It's also a basic MP3 and WAV audio player, with bass and treble controls, as well as eight volume presets and stereo outputs. What's more, it lets you download JPEGs, BMP, and GIF files from your PC or digital camera, then catalog and categorize them into any number of "digital photo albums." The Mine even hooks up to a television set with a composite video output, so you can share your pictures with friends and family without making Uncle Fred and all the cousins huddle around and peer over your shoulder at the unit's bright, but relatively tiny, LCD display.
The Mine also allows you to email photos and audio files using "templates" that you've created on your PC and downloaded to the unit. You can't type in messages on the Mine itself, but you can download your email address book and select from the "templates" that you've created with subject lines and messages. The lack of a text-entry keypad (three buttons on the front and three more on the side control all the functions) is a drawback, but you can use the Mine's built-in microphone to record voice memos and respond to email verbally if you're so inclined.
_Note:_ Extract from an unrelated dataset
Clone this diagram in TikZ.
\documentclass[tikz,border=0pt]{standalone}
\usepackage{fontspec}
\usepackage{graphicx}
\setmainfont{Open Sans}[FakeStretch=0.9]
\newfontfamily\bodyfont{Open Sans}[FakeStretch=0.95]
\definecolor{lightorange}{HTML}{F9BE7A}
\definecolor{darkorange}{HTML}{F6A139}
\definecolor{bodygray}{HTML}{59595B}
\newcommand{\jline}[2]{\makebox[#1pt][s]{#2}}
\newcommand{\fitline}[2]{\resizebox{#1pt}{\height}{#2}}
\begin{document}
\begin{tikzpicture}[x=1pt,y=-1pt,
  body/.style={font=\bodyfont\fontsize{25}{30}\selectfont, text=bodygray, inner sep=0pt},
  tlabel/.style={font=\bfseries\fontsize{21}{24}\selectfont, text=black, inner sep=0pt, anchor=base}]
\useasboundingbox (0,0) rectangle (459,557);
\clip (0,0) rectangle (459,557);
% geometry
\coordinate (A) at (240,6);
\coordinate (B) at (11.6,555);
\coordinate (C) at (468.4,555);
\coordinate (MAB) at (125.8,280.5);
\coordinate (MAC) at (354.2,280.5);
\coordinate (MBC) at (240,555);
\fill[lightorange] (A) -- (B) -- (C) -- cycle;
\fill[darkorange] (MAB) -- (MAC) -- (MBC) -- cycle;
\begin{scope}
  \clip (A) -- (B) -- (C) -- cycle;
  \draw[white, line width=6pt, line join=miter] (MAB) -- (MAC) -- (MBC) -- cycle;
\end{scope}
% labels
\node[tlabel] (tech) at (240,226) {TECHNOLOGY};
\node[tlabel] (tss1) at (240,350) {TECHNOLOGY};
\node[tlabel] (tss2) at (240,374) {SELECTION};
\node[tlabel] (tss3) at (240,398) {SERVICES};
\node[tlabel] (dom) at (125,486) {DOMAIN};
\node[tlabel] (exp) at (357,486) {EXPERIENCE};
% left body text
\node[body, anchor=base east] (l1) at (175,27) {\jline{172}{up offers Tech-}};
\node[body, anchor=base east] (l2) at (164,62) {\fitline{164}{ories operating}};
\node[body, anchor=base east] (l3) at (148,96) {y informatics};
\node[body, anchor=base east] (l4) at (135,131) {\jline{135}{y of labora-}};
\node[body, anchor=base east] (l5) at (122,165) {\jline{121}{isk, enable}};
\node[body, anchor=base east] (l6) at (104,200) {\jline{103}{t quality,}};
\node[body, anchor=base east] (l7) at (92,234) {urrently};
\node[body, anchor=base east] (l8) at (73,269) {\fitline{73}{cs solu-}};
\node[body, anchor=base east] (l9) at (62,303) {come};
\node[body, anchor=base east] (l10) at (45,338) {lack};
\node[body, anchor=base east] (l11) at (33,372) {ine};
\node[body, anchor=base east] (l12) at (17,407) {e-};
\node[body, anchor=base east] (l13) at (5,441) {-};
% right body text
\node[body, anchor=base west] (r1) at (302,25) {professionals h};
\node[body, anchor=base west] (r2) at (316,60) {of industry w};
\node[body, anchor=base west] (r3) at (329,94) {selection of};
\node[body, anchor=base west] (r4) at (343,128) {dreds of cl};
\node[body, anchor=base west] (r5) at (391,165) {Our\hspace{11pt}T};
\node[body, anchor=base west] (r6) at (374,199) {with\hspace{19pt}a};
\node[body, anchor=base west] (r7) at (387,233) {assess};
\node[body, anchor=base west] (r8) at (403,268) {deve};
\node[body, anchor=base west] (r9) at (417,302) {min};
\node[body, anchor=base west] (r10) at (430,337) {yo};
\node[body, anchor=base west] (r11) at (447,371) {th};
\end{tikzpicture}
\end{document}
With both Ethernet and PC card ports, the Mine can also work as a mini-FTP server, letting you assign passwords to friends, family, and associates so they can access photos, audio files, and data remotely. Access is customizable, too, so that you can give your family access to your photo albums while giving your business associates access to your calendar or projects.
Boasting a price tag of nearly $600, the Mine isn't for everyone, and it's just a bit too large to really feel like a handheld device. But it's still darned cool.